In fact, Sharia has no influence whatsoever on state or U.S. law; the U.S. Constitution prohibits that. Religious people have always had the option of using Sharia - or Jewish or Christian religious laws, for that matter -- as the basis of their private contracts if they so choose, so long as it doesn't violate civil laws. Banning the use of Sharia would not only be blatantly discriminatory against one religious group -- as a federal court in Oklahoma recently concluded -- but could disrupt major commercial transactions between U.S. corporations and those in Islamic countries.

More importantly, the anti-Sharia movement sweeping across the country is whipping up a dangerous anti-Islamic fervor, exacerbated by King's hearings.

The consequences were evident when the Norwegian right-wing extremist Anders Breivik bombed Norway government buildings and massacred nearly 80 children in a summer camp, and U.S. journalists immediately assumed it was the act of Muslims.

On Fox News, Laura Ingraham said it "appeared to be the work, again, of Muslim extremists."

The Washington Post's Jennifer Rubin wrote: "This is a sober reminder for those who think it's too expensive to wage a war against jihadists."

As Stephen Colbert observed: "By going with their guts, these journalists were able to get the story they wanted by scooping reality."

Pushing the story they want regardless of reality seems to be the direction some in Congress are taking today. Last week, Reps. King and Frank Wolf (R-Va.) called for a new "9/11 Commission" to investigate the "growing threat" of "domestic radicalization." Judging by the focus of the three hearings he's held on the subject already, King clearly meant Muslim extremism, though he was careful not to say it.

Yet how seriously do King and his fellow House members really take this threat? While railing about the problem in public, as Rep. Loretta Sanchez (D-Calif.) noted at King's hearing last week, Congress is simultaneously threatening to slash funding for local law enforcement programs that work with Muslim-American communities across the country to prevent just such radicalization.
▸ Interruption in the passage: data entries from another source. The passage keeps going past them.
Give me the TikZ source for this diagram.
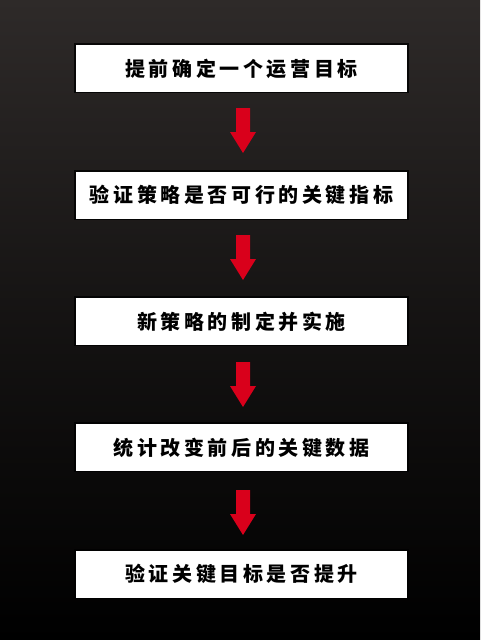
\documentclass[tikz,border=0pt]{standalone}
\usepackage{fontspec}
\newfontfamily\cjk[LetterSpace=18]{Noto Sans CJK SC}
\begin{document}
\begin{tikzpicture}[x=1pt,y=-1pt]
\tikzset{
  stepbox/.style={fill=white, minimum width=331pt, minimum height=47pt, inner sep=0pt,
    font=\cjk\bfseries\fontsize{20pt}{20pt}\selectfont, text=black},
  redarrow/.style={fill=arrowred, draw=none}
}
\definecolor{arrowred}{HTML}{D9001B}
\definecolor{bgtop}{HTML}{2E2A29}
\shade[top color=bgtop, bottom color=black, middle color=black!55!bgtop] (0,0) rectangle (480,640);
\useasboundingbox (0,0) rectangle (480,640);
\foreach \y in {68.5,195,321.5,447.5,574} {
  \fill[black, opacity=0.8] (74,{\y-25.5}) rectangle (409,{\y+24.5});
}
\node[stepbox] (b1) at (241.5,68.5) {提前确定一个运营目标};
\node[stepbox] (b2) at (241.5,195) {验证策略是否可行的关键指标};
\node[stepbox] (b3) at (241.5,321.5) {新策略的制定并实施};
\node[stepbox] (b4) at (241.5,447.5) {统计改变前后的关键数据};
\node[stepbox] (b5) at (241.5,574) {验证关键目标是否提升};
\coordinate (a1) at (243,108);
\coordinate (a2) at (243,235);
\coordinate (a3) at (243,362);
\coordinate (a4) at (243,490);
\foreach \a in {a1,a2,a3,a4} {
  \fill[redarrow] (\a) ++(-7,0) -- ++(14,0) -- ++(0,24) -- ++(6,0) -- ++(-13,21) -- ++(-13,-21) -- ++(6,0) -- cycle;
}
\end{tikzpicture}
\end{document}
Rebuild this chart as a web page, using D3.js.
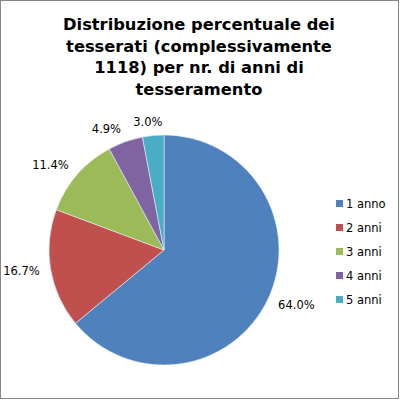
<!DOCTYPE html>
<html>
<head>
<meta charset="utf-8">
<script src="https://cdn.jsdelivr.net/npm/d3@7"></script>
<style>
  body { margin: 0; background: #fff; }
  text { font-family: "DejaVu Sans", sans-serif; fill: #000; }
</style>
</head>
<body>
<div id="chart"></div>
<script>
// chart data
let categories = ["1 anno", "2 anni", "3 anni", "4 anni", "5 anni"];
let percents = [64.0, 16.7, 11.4, 4.9, 3.0];
let colors = ["#4F81BD", "#C0504D", "#9BBB59", "#8064A2", "#4BACC6"];
let titleLines = [
  "Distribuzione percentuale dei",
  "tesserati (complessivamente",
  "1118) per nr. di anni di",
  "tesseramento"
];

let svgWidth = 400;
let svgHeight = 400;

let svg = d3.select("#chart")
  .append("svg")
  .attr("width", svgWidth)
  .attr("height", svgHeight);

// outer border
svg.append("rect")
  .attr("x", 0.5)
  .attr("y", 0.5)
  .attr("width", svgWidth - 2)
  .attr("height", svgHeight - 2)
  .attr("fill", "#fff")
  .attr("stroke", "#868686");

// title
svg.append("g")
  .selectAll("text")
  .data(titleLines)
  .enter()
  .append("text")
  .attr("x", 199)
  .attr("y", (d, i) => 30 + i * 21.5)
  .attr("text-anchor", "middle")
  .attr("font-weight", "bold")
  .attr("font-size", "16.3px")
  .text(d => d);

// pie
let cx = 164, cy = 250, radius = 115;
let pieData = categories.map((c, i) => ({ cat: c, value: percents[i], color: colors[i] }));

let pie = d3.pie()
  .sort(null)
  .value(d => d.value);

let arc = d3.arc()
  .innerRadius(0)
  .outerRadius(radius);

let pieGroup = svg.append("g")
  .attr("transform", `translate(${cx}, ${cy})`);

let slices = pie(pieData);

pieGroup.selectAll("path")
  .data(slices)
  .enter()
  .append("path")
  .attr("d", arc)
  .attr("fill", d => d.data.color)
  .attr("stroke", "#e8eef6")
  .attr("stroke-width", 0.6);

// labels at "outside end": anchor just past the rim, box shifted sideways
pieGroup.selectAll("text.lbl")
  .data(slices)
  .enter()
  .append("text")
  .attr("class", "lbl")
  .attr("font-size", "11.5px")
  .attr("text-anchor", "middle")
  .text(d => d.data.value.toFixed(1) + "%")
  .each(function(d) {
    let a = (d.startAngle + d.endAngle) / 2;
    let w = this.getComputedTextLength();
    let rr = radius + 10;
    let side = Math.max(-1, Math.min(1, 3 * Math.sin(a)));
    let x = Math.sin(a) * rr + side * (w / 2 + 1);
    let y = -Math.cos(a) * rr - Math.cos(a) * 4;
    d3.select(this)
      .attr("x", x)
      .attr("y", y + 4);
  });

// legend
let legend = svg.append("g")
  .attr("transform", "translate(336, 200)");

let rows = legend.selectAll("g")
  .data(pieData)
  .enter()
  .append("g")
  .attr("transform", (d, i) => `translate(0, ${i * 24})`);

rows.append("rect")
  .attr("width", 7)
  .attr("height", 7)
  .attr("fill", d => d.color);

rows.append("text")
  .attr("x", 10)
  .attr("y", 8)
  .attr("font-size", "11.5px")
  .text(d => d.cat);
</script>
</body>
</html>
Meanwhile, a Department of Homeland Security report on the dangerous growth of right-wing extremism in the United States was withdrawn following an outcry in 2009 from conservative politicians and pundits. DHS reportedly gutted its domestic terrorism analysis unit shortly afterwards.

Held hostage to the radical politics of certain of its members, the current Congress is unlikely to investigate the spread of right-wing extremism that's promoting destructive anti-Sharia laws across the nation and encouraging the sort of hateful ideology that is so readily consumed by murderers like Anders Breivik.

Fortunately, the Times has begun to do just that.